§ **What the task requires**
Transcribe the listing that follows in full, omitting pictures.

§ **Given information**
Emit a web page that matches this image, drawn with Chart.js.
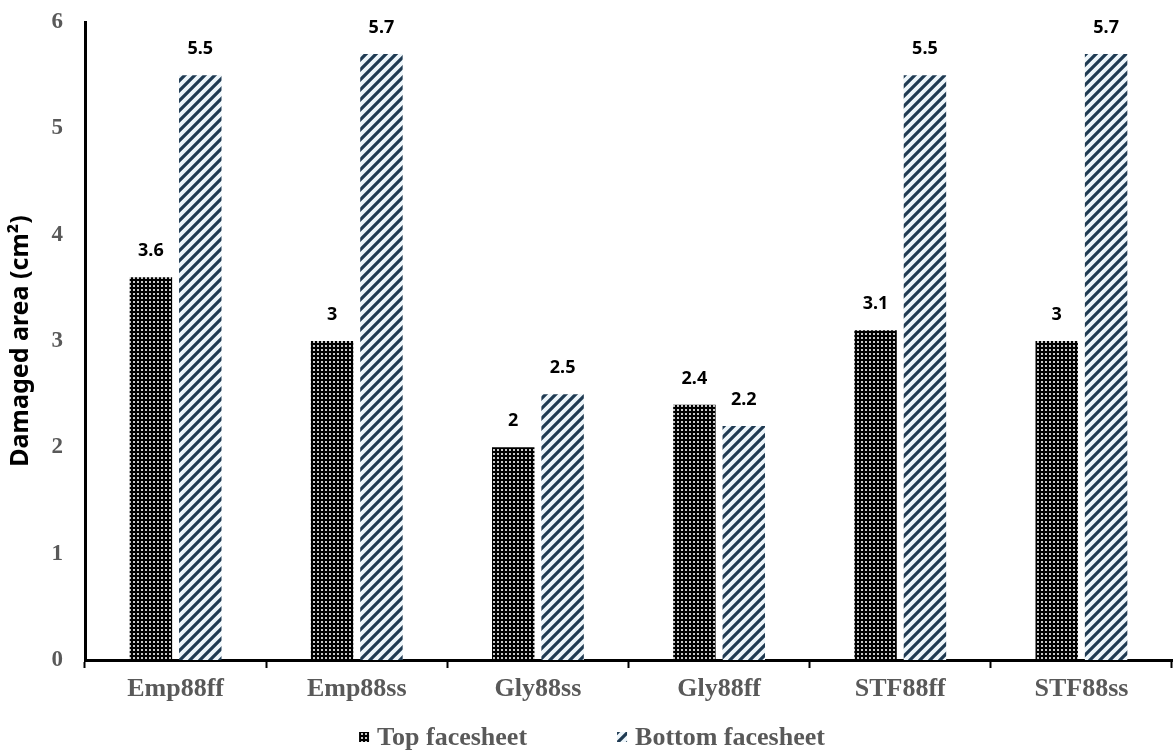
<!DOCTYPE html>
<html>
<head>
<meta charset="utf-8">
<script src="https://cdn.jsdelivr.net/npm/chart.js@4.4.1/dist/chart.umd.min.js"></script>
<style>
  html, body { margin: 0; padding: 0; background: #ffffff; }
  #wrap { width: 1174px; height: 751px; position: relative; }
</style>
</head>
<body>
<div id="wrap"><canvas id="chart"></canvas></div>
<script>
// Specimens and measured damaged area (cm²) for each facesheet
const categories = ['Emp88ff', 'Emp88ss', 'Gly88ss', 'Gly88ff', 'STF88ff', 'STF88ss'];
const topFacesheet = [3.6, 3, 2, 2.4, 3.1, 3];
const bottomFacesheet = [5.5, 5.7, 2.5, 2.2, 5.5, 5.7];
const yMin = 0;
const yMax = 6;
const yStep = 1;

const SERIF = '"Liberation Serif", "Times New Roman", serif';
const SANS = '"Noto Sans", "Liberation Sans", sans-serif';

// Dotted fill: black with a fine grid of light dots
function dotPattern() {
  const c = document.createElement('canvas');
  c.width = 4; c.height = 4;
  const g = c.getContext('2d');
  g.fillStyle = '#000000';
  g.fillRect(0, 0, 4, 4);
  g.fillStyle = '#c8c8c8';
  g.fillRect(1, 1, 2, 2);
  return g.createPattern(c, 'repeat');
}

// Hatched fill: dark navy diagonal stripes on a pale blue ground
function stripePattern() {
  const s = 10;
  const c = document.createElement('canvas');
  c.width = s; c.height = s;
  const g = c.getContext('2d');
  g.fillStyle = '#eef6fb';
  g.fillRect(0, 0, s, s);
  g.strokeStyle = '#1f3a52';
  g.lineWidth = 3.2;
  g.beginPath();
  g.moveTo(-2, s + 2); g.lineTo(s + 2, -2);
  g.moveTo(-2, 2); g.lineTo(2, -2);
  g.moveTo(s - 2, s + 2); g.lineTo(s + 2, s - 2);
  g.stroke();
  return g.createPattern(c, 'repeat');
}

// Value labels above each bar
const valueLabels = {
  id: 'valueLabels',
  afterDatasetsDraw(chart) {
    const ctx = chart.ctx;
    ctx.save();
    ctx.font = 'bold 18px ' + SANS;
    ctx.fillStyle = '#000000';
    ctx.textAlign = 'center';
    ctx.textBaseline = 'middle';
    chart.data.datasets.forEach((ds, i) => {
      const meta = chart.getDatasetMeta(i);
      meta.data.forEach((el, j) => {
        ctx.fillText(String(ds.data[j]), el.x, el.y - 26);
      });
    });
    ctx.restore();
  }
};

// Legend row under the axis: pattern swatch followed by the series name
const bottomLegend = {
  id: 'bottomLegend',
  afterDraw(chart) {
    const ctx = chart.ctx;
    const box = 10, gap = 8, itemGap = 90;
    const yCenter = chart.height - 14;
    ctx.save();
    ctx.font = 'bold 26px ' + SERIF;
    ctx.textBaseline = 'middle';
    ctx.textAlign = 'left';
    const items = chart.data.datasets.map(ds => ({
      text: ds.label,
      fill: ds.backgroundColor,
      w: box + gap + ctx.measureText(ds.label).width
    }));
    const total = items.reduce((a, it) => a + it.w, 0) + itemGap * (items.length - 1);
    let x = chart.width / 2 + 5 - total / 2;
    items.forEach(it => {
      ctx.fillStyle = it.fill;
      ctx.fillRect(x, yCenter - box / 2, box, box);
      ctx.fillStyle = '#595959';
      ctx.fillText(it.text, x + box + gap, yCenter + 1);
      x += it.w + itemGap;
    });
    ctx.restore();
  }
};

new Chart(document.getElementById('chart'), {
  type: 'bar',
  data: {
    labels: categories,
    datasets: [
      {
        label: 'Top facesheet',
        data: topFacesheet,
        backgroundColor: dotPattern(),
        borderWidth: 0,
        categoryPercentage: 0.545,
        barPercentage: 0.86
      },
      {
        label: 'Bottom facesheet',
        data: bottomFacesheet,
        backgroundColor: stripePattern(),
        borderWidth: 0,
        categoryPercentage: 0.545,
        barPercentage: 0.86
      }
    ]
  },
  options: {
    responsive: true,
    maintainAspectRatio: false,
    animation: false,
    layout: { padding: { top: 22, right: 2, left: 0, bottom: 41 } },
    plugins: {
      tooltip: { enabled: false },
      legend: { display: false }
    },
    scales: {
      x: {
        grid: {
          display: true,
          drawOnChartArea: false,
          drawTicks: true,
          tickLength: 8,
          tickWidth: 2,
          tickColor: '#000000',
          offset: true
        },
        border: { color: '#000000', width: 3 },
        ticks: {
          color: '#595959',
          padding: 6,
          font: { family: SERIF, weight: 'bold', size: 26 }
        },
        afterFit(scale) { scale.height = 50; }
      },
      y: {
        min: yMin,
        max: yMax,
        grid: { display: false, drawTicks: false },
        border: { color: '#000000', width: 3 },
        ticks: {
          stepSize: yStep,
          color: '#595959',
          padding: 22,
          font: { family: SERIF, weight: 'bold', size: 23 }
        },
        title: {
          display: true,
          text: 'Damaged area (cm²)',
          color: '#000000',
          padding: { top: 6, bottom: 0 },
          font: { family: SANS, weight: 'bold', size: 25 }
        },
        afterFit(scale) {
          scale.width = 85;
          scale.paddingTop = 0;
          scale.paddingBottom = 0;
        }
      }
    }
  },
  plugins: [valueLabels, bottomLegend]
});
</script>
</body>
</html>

§ **Completed task**
Emit a web page that matches this image, drawn with Chart.js.
<!DOCTYPE html>
<html>
<head>
<meta charset="utf-8">
<script src="https://cdn.jsdelivr.net/npm/chart.js@4.4.1/dist/chart.umd.min.js"></script>
<style>
  html, body { margin: 0; padding: 0; background: #ffffff; }
  #wrap { width: 1174px; height: 751px; position: relative; }
</style>
</head>
<body>
<div id="wrap"><canvas id="chart"></canvas></div>
<script>
// Specimens and measured damaged area (cm²) for each facesheet
const categories = ['Emp88ff', 'Emp88ss', 'Gly88ss', 'Gly88ff', 'STF88ff', 'STF88ss'];
const topFacesheet = [3.6, 3, 2, 2.4, 3.1, 3];
const bottomFacesheet = [5.5, 5.7, 2.5, 2.2, 5.5, 5.7];
const yMin = 0;
const yMax = 6;
const yStep = 1;

const SERIF = '"Liberation Serif", "Times New Roman", serif';
const SANS = '"Noto Sans", "Liberation Sans", sans-serif';

// Dotted fill: black with a fine grid of light dots
function dotPattern() {
  const c = document.createElement('canvas');
  c.width = 4; c.height = 4;
  const g = c.getContext('2d');
  g.fillStyle = '#000000';
  g.fillRect(0, 0, 4, 4);
  g.fillStyle = '#c8c8c8';
  g.fillRect(1, 1, 2, 2);
  return g.createPattern(c, 'repeat');
}

// Hatched fill: dark navy diagonal stripes on a pale blue ground
function stripePattern() {
  const s = 10;
  const c = document.createElement('canvas');
  c.width = s; c.height = s;
  const g = c.getContext('2d');
  g.fillStyle = '#eef6fb';
  g.fillRect(0, 0, s, s);
  g.strokeStyle = '#1f3a52';
  g.lineWidth = 3.2;
  g.beginPath();
  g.moveTo(-2, s + 2); g.lineTo(s + 2, -2);
  g.moveTo(-2, 2); g.lineTo(2, -2);
  g.moveTo(s - 2, s + 2); g.lineTo(s + 2, s - 2);
  g.stroke();
  return g.createPattern(c, 'repeat');
}

// Value labels above each bar
const valueLabels = {
  id: 'valueLabels',
  afterDatasetsDraw(chart) {
    const ctx = chart.ctx;
    ctx.save();
    ctx.font = 'bold 18px ' + SANS;
    ctx.fillStyle = '#000000';
    ctx.textAlign = 'center';
    ctx.textBaseline = 'middle';
    chart.data.datasets.forEach((ds, i) => {
      const meta = chart.getDatasetMeta(i);
      meta.data.forEach((el, j) => {
        ctx.fillText(String(ds.data[j]), el.x, el.y - 26);
      });
    });
    ctx.restore();
  }
};

// Legend row under the axis: pattern swatch followed by the series name
const bottomLegend = {
  id: 'bottomLegend',
  afterDraw(chart) {
    const ctx = chart.ctx;
    const box = 10, gap = 8, itemGap = 90;
    const yCenter = chart.height - 14;
    ctx.save();
    ctx.font = 'bold 26px ' + SERIF;
    ctx.textBaseline = 'middle';
    ctx.textAlign = 'left';
    const items = chart.data.datasets.map(ds => ({
      text: ds.label,
      fill: ds.backgroundColor,
      w: box + gap + ctx.measureText(ds.label).width
    }));
    const total = items.reduce((a, it) => a + it.w, 0) + itemGap * (items.length - 1);
    let x = chart.width / 2 + 5 - total / 2;
    items.forEach(it => {
      ctx.fillStyle = it.fill;
      ctx.fillRect(x, yCenter - box / 2, box, box);
      ctx.fillStyle = '#595959';
      ctx.fillText(it.text, x + box + gap, yCenter + 1);
      x += it.w + itemGap;
    });
    ctx.restore();
  }
};

new Chart(document.getElementById('chart'), {
  type: 'bar',
  data: {
    labels: categories,
    datasets: [
      {
        label: 'Top facesheet',
        data: topFacesheet,
        backgroundColor: dotPattern(),
        borderWidth: 0,
        categoryPercentage: 0.545,
        barPercentage: 0.86
      },
      {
        label: 'Bottom facesheet',
        data: bottomFacesheet,
        backgroundColor: stripePattern(),
        borderWidth: 0,
        categoryPercentage: 0.545,
        barPercentage: 0.86
      }
    ]
  },
  options: {
    responsive: true,
    maintainAspectRatio: false,
    animation: false,
    layout: { padding: { top: 22, right: 2, left: 0, bottom: 41 } },
    plugins: {
      tooltip: { enabled: false },
      legend: { display: false }
    },
    scales: {
      x: {
        grid: {
          display: true,
          drawOnChartArea: false,
          drawTicks: true,
          tickLength: 8,
          tickWidth: 2,
          tickColor: '#000000',
          offset: true
        },
        border: { color: '#000000', width: 3 },
        ticks: {
          color: '#595959',
          padding: 6,
          font: { family: SERIF, weight: 'bold', size: 26 }
        },
        afterFit(scale) { scale.height = 50; }
      },
      y: {
        min: yMin,
        max: yMax,
        grid: { display: false, drawTicks: false },
        border: { color: '#000000', width: 3 },
        ticks: {
          stepSize: yStep,
          color: '#595959',
          padding: 22,
          font: { family: SERIF, weight: 'bold', size: 23 }
        },
        title: {
          display: true,
          text: 'Damaged area (cm²)',
          color: '#000000',
          padding: { top: 6, bottom: 0 },
          font: { family: SANS, weight: 'bold', size: 25 }
        },
        afterFit(scale) {
          scale.width = 85;
          scale.paddingTop = 0;
          scale.paddingBottom = 0;
        }
      }
    }
  },
  plugins: [valueLabels, bottomLegend]
});
</script>
</body>
</html>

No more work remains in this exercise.